Talk about collateral damage! Human sheilds were ineffective in this legendary battle but thousands more were saved including future victims.
-XRDC
Excellent historical connection and had the Pope not intended it to be - his address at Regensberg is nevertheless symbolic for these reasons.
May it be the place where global jihad is again stopped, but this time do not just halt it - push islam all the way back to where it started -return all the muslim-occupied lands to the Christians, Jews, et al from whom it was stolen.
XRDC and remote_control: The Church and the Popes speak according to time and place, according to St.Paul's precept of being all things to all people so that by all means some may be saved. In 1095, Pope Urbanus was dealing with an aristocracy who believed that war was the natural business of kings and noblemen, and his intention was to turn that aggression outwards against the Turks instead of wasting it in wars between Christians. A part of this was also the hope to reduce the natural violence between Christians altogether - a hope that was the centre of Papal politics until the fifteen hundreds, and that was clearly stated by St.Thomas More, when he was England's chief minister, as the centre of his own political action.
Nine hundred and fifty years later, Pope Benedict is dealing with a society that thinks that the main business of states and international organizations is peace, and that war is a bloody and stupid digression. IN this situation, the Pope has to try and awaken the West to the impossibility of having permanent peace with a religion that does not accept that God is rational; while at the same time not losing the hope to educate any Muslim who wants to peaceful and rational debate.
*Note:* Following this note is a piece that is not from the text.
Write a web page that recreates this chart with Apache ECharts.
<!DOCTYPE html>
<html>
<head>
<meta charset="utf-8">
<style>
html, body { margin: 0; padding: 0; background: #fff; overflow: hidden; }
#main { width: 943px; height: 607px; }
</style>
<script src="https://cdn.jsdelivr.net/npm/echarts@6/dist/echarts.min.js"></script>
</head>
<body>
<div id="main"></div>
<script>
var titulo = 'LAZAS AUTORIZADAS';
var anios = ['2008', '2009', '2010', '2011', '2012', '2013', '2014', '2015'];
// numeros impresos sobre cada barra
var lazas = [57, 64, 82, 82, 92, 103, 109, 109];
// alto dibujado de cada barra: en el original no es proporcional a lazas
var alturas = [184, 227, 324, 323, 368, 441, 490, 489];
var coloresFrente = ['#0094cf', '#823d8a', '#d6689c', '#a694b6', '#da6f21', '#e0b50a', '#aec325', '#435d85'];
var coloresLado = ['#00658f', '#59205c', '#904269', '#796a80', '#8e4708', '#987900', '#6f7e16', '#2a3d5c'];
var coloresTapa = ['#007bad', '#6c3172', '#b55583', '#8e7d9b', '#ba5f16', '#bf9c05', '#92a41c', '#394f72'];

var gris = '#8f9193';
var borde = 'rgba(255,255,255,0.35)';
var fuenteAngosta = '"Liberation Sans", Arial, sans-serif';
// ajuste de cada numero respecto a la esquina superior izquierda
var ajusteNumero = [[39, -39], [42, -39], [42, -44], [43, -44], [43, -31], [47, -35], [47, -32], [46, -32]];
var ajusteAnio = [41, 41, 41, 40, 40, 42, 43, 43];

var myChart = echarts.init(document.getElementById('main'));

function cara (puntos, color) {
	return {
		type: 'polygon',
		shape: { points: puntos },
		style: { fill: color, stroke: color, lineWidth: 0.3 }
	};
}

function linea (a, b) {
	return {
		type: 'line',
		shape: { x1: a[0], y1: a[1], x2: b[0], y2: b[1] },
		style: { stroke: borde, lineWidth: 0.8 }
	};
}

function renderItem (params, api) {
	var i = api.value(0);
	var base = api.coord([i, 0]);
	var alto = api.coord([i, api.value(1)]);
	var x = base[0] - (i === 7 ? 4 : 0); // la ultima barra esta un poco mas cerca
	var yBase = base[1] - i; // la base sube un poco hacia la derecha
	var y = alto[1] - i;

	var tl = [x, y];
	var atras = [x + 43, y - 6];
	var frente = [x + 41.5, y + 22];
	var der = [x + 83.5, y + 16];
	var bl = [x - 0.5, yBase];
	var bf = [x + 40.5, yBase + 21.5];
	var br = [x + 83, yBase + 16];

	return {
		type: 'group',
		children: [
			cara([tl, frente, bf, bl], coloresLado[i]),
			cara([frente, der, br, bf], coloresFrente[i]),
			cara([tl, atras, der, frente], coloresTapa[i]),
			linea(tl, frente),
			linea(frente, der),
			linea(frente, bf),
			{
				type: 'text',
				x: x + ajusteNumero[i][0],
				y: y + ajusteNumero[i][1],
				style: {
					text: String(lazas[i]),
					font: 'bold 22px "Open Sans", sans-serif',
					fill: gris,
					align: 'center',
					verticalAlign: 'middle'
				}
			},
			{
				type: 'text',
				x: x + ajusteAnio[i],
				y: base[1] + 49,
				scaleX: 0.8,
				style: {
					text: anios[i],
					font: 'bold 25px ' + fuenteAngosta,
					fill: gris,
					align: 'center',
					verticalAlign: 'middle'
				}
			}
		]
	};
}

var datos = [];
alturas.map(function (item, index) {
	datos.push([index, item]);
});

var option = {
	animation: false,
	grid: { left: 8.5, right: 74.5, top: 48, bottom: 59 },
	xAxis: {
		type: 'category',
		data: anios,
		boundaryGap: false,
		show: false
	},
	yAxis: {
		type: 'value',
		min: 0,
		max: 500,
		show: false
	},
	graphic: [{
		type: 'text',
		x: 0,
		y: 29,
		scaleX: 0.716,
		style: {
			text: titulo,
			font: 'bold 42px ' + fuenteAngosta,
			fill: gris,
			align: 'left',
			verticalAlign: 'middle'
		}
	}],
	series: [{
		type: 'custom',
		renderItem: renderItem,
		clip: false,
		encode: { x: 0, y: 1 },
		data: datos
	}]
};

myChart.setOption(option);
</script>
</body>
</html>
If Pope Benedict spoke now as Pope Urbanus spoke then, nobody would listen, and all the enormous number of enemies of the Church would start treating him as they treat Jerry Falwell. Different times, different methods.
Razdan,
When you calculate the day of the week for any date before 1582 remember that there are no days between October 04, 1582 and October 15, 1582. These 11 days simply vanished with the changeover from the Julian to Gregorian calendars.
AuntBea,
Despite absurd explanations (even on wikipedia and in legitimate encyclopedias)about Jaques de Molay or other causes, the real reason that Friday 13th came to have "bad luck superstitions" is because Jesus was crucified on a Friday 13th. His crucifixion was on the day before the evening of passover (the 14th of the month of Nisan in the Jewish calendar) which was the day before the Saturday Sabbath according to the gospels i.e. a Friday the 13th. On the modern calendar the date of the crucifixion is Friday, April 7, 30 AD at the same time the lambs were being slaughtered for that evening's Pesach.
Bravo Pope BXVI, the hero of our times!!!